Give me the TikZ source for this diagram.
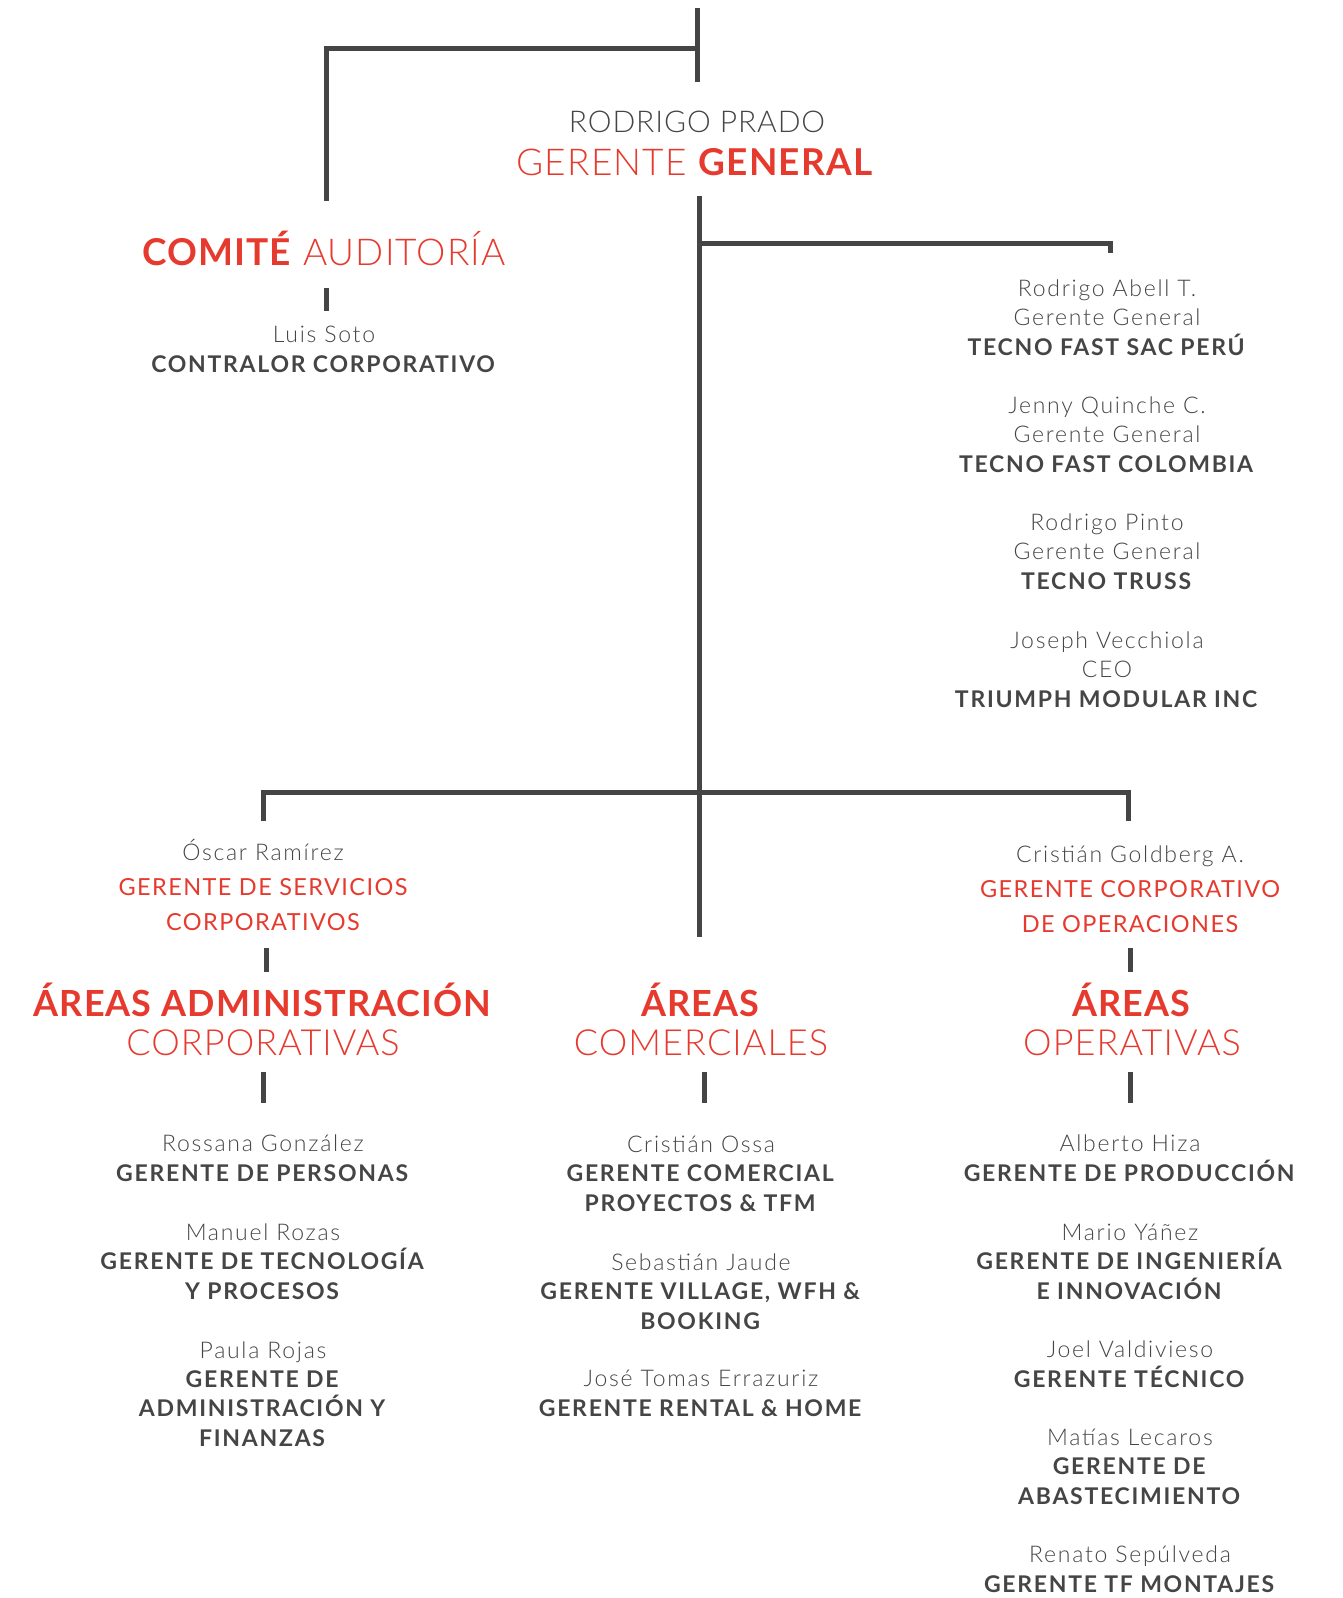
\documentclass[tikz,border=0pt]{standalone}
\usepackage{fontspec}
\setmainfont{Lato}[UprightFont=* Light, BoldFont=* Bold]
\newfontfamily\listfont{Lato}[UprightFont=* Light, BoldFont=* Bold, LetterSpace=7.5]
\newfontfamily\titlefont{Lato}[UprightFont=* Light, BoldFont=* Bold, LetterSpace=3]
\newfontfamily\rolefont{Lato}[LetterSpace=6]
\usetikzlibrary{positioning}
\definecolor{chartred}{HTML}{E63A2E}
\definecolor{chartgray}{HTML}{454545}

\begin{document}
\begin{tikzpicture}[
    x=1pt, y=-1pt,
    every node/.style={inner sep=0pt, align=center, anchor=base},
    branch/.style={
        line width=5pt,
        draw=chartgray
    },
    person/.style={
        font=\listfont\fontsize{23}{29.3}\selectfont,
        text=chartgray
    },
    rolered/.style={
        font=\rolefont\fontsize{23.5}{34.5}\selectfont,
        text=chartred
    },
    headline/.style={
        font=\titlefont\fontsize{37}{39}\selectfont,
        text=chartred
    },
    area/.style={
        font=\titlefont\fontsize{36}{39}\selectfont,
        text=chartred
    }
]
\useasboundingbox (0,0) rectangle (1342,1598);

% Top: general manager and audit committee
% (y of a node = baseline of its last line)
\node[person, font=\titlefont\fontsize{30}{32}\selectfont] (prado) at (697,132) {RODRIGO PRADO};
\node[headline] (gg) at (695,175) {GERENTE \textbf{GENERAL}};
\node[headline] (comite) at (324,265) {\textbf{COMITÉ} AUDITORÍA};
\node[person] (soto) at (324,372) {Luis Soto\\\textbf{CONTRALOR CORPORATIVO}};

% Subsidiaries
\node[person] (peru) at (1107,355) {Rodrigo Abell T.\\Gerente General\\\textbf{TECNO FAST SAC PERÚ}};
\node[person] (colombia) at (1107,472) {Jenny Quinche C.\\Gerente General\\\textbf{TECNO FAST COLOMBIA}};
\node[person] (truss) at (1107,589) {Rodrigo Pinto\\Gerente General\\\textbf{TECNO TRUSS}};
\node[person] (triumph) at (1107,707) {Joseph Vecchiola\\CEO\\\textbf{TRIUMPH MODULAR INC}};

% Second level managers
\node[person] (ramirez) at (263,860) {Óscar Ramírez};
\node[rolered] (servicios) at (263,930) {GERENTE DE SERVICIOS\\CORPORATIVOS};
\node[person] (goldberg) at (1130,862) {Cristián Goldberg A.};
\node[rolered] (operaciones) at (1130,932) {GERENTE CORPORATIVO\\DE OPERACIONES};

% Areas
\node[area] (admin) at (263,1055) {\textbf{ÁREAS ADMINISTRACIÓN}\\CORPORATIVAS};
\node[area] (comerciales) at (701,1055) {\textbf{ÁREAS}\\COMERCIALES};
\node[area] (operativas) at (1132,1055) {\textbf{ÁREAS}\\OPERATIVAS};

% Column 1: administracion
\node[person] (gonzalez) at (263,1181) {Rossana González\\\textbf{GERENTE DE PERSONAS}};
\node[person] (rozas) at (263,1299) {Manuel Rozas\\\textbf{GERENTE DE TECNOLOGÍA}\\\textbf{Y PROCESOS}};
\node[person] (rojas) at (263,1446) {Paula Rojas\\\textbf{GERENTE DE}\\\textbf{ADMINISTRACIÓN Y}\\\textbf{FINANZAS}};

% Column 2: comerciales
\node[person] (ossa) at (701,1211) {Cristián Ossa\\\textbf{GERENTE COMERCIAL}\\\textbf{PROYECTOS \& TFM}};
\node[person] (jaude) at (701,1329) {Sebastián Jaude\\\textbf{GERENTE VILLAGE, WFH \&}\\\textbf{BOOKING}};
\node[person] (errazuriz) at (701,1416) {José Tomas Errazuriz\\\textbf{GERENTE RENTAL \& HOME}};

% Column 3: operativas
\node[person] (hiza) at (1130,1181) {Alberto Hiza\\\textbf{GERENTE DE PRODUCCIÓN}};
\node[person] (yanez) at (1130,1299) {Mario Yáñez\\\textbf{GERENTE DE INGENIERÍA}\\\textbf{E INNOVACIÓN}};
\node[person] (valdivieso) at (1130,1387) {Joel Valdivieso\\\textbf{GERENTE TÉCNICO}};
\node[person] (lecaros) at (1130,1504) {Matías Lecaros\\\textbf{GERENTE DE}\\\textbf{ABASTECIMIENTO}};
\node[person] (sepulveda) at (1130,1592) {Renato Sepúlveda\\\textbf{GERENTE TF MONTAJES}};

% Branch points
\coordinate (topend) at (697,8);
\coordinate (topjoin) at (697,48);
\coordinate (topfoot) at (697,82);
\coordinate (comitehead) at (326,201);
\coordinate (trunktop) at (699,196);
\coordinate (trunkfoot) at (699,937);
\coordinate (subjoin) at (699,243);
\coordinate (subfoot) at (1110,253);
\coordinate (barleft) at (263,821);
\coordinate (barright) at (1128,821);
\coordinate (barjoin) at (1128,792);

% Lines - top
\draw[branch] (topend) -- (topfoot);
\draw[branch] (comitehead) |- (topjoin);
\draw[branch] (trunktop) -- (trunkfoot);
\draw[branch] (subjoin) -| (subfoot);
\draw[branch] (barleft) |- (barjoin) -- (barright);

% Short ticks between blocks
\coordinate (sotoa) at (326,288);    \coordinate (sotob) at (326,311);
\coordinate (servica) at (266,948);  \coordinate (servicb) at (266,972);
\coordinate (operaca) at (1130,948); \coordinate (operacb) at (1130,972);
\coordinate (admina) at (263,1072);  \coordinate (adminb) at (263,1103);
\coordinate (comera) at (704,1072);  \coordinate (comerb) at (704,1103);
\coordinate (operata) at (1130,1072); \coordinate (operatb) at (1130,1103);
\draw[branch] (sotoa) -- (sotob);
\draw[branch] (servica) -- (servicb);
\draw[branch] (operaca) -- (operacb);
\draw[branch] (admina) -- (adminb);
\draw[branch] (comera) -- (comerb);
\draw[branch] (operata) -- (operatb);

\end{tikzpicture}
\end{document}
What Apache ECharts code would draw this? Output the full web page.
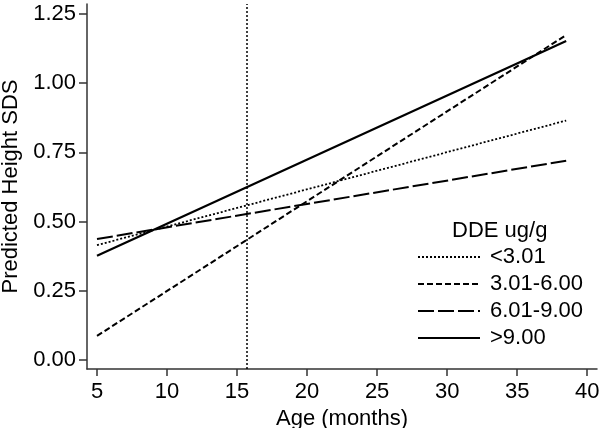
<!DOCTYPE html>
<html>
<head>
<meta charset="utf-8">
<script src="https://cdn.jsdelivr.net/npm/echarts@6/dist/echarts.min.js"></script>
<style>
html,body{margin:0;padding:0;background:#fff;}
#chart{width:601px;height:428px;}
</style>
</head>
<body>
<div id="chart"></div>
<script>
// Data
const ages = [5, 38.5];
const seriesNames = ['<3.01', '3.01-6.00', '6.01-9.00', '>9.00'];
const lt301 = [0.415, 0.865];
const dde301to600 = [0.087, 1.174];
const dde601to900 = [0.437, 0.720];
const gt900 = [0.377, 1.152];
const xTicks = [5, 10, 15, 20, 25, 30, 35, 40];
const yTicks = [0, 0.25, 0.5, 0.75, 1.0, 1.25];
const refAge = 15.7;

const pairs = (ys) => ages.map((x, i) => [x, ys[i]]);
const axisColor = '#333';
const font = 'Liberation Sans, Arial, sans-serif';
const fs = 22;

const chart = echarts.init(document.getElementById('chart'), null, {renderer: 'canvas'});
chart.setOption({
  backgroundColor: '#fff',
  animation: false,
  textStyle: {fontFamily: font},
  grid: {left: 87, right: 4, top: 4, bottom: 59, outerBoundsMode: 'none', containLabel: false},
  title: {
    text: 'DDE ug/g', left: 452, top: 220, padding: 0,
    textStyle: {fontFamily: font, fontSize: fs, fontWeight: 'normal', color: '#000'}
  },
  legend: {
    orient: 'vertical', left: 417, top: 246, padding: 0,
    itemWidth: 62, itemHeight: 20, itemGap: 5,
    itemStyle: {opacity: 0},
    textStyle: {fontFamily: font, fontSize: fs, color: '#000', padding: [0, 0, 0, 5]},
    data: seriesNames
  },
  xAxis: {
    type: 'value', min: 4.286, max: 40.7,
    name: 'Age (months)', nameLocation: 'middle', nameGap: 30,
    nameTextStyle: {fontFamily: font, fontSize: fs, color: '#000'},
    axisLine: {show: true, onZero: false, lineStyle: {color: axisColor, width: 1.5}},
    axisTick: {show: true, length: 7, lineStyle: {color: axisColor, width: 1.5}, customValues: xTicks},
    axisLabel: {fontFamily: font, fontSize: fs, color: '#000', margin: 12, customValues: xTicks},
    splitLine: {show: false}
  },
  yAxis: {
    type: 'value', min: -0.0325, max: 1.286,
    name: 'Predicted Height SDS', nameLocation: 'middle', nameGap: 63, nameRotate: 90,
    nameTextStyle: {fontFamily: font, fontSize: fs, color: '#000'},
    axisLine: {show: true, onZero: false, lineStyle: {color: axisColor, width: 1.5}},
    axisTick: {show: true, length: 8, lineStyle: {color: axisColor, width: 1.5}, customValues: yTicks},
    axisLabel: {fontFamily: font, fontSize: fs, color: '#000', margin: 11, customValues: yTicks,
      formatter: (v) => v.toFixed(2)},
    splitLine: {show: false}
  },
  series: [
    {
      name: seriesNames[0], type: 'line', data: pairs(lt301), symbol: 'none',
      lineStyle: {color: '#000', width: 1.8, type: [2, 2]}, itemStyle: {color: '#000'},
      markLine: {
        silent: true, symbol: 'none', label: {show: false},
        lineStyle: {color: '#000', width: 1.5, type: [2, 2]},
        data: [{xAxis: refAge}]
      }
    },
    {
      name: seriesNames[1], type: 'line', data: pairs(dde301to600), symbol: 'none',
      lineStyle: {color: '#000', width: 2, type: [6, 3]}, itemStyle: {color: '#000'}
    },
    {
      name: seriesNames[2], type: 'line', data: pairs(dde601to900), symbol: 'none',
      lineStyle: {color: '#000', width: 2, type: [16, 4]}, itemStyle: {color: '#000'}
    },
    {
      name: seriesNames[3], type: 'line', data: pairs(gt900), symbol: 'none',
      lineStyle: {color: '#000', width: 2.2, type: 'solid'}, itemStyle: {color: '#000'}
    }
  ]
});
</script>
</body>
</html>
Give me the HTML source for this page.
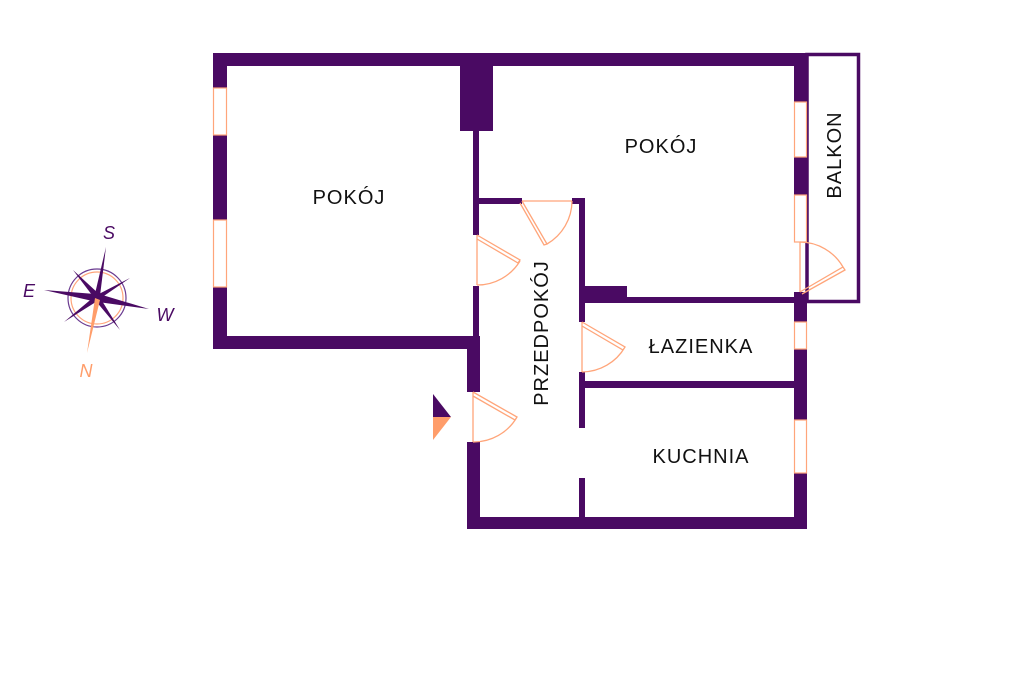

Work to do: Pictures excluded, retype exactly the lines running from the one with "What Apache ECharts" through the one with "const fs = 22;". Include both end lines and nothing more.

Written reply:
What Apache ECharts code would draw this? Output the full web page.
<!DOCTYPE html>
<html>
<head>
<meta charset="utf-8">
<script src="https://cdn.jsdelivr.net/npm/echarts@6/dist/echarts.min.js"></script>
<style>
html,body{margin:0;padding:0;background:#fff;}
#chart{width:601px;height:428px;}
</style>
</head>
<body>
<div id="chart"></div>
<script>
// Data
const ages = [5, 38.5];
const seriesNames = ['<3.01', '3.01-6.00', '6.01-9.00', '>9.00'];
const lt301 = [0.415, 0.865];
const dde301to600 = [0.087, 1.174];
const dde601to900 = [0.437, 0.720];
const gt900 = [0.377, 1.152];
const xTicks = [5, 10, 15, 20, 25, 30, 35, 40];
const yTicks = [0, 0.25, 0.5, 0.75, 1.0, 1.25];
const refAge = 15.7;

const pairs = (ys) => ages.map((x, i) => [x, ys[i]]);
const axisColor = '#333';
const font = 'Liberation Sans, Arial, sans-serif';
const fs = 22;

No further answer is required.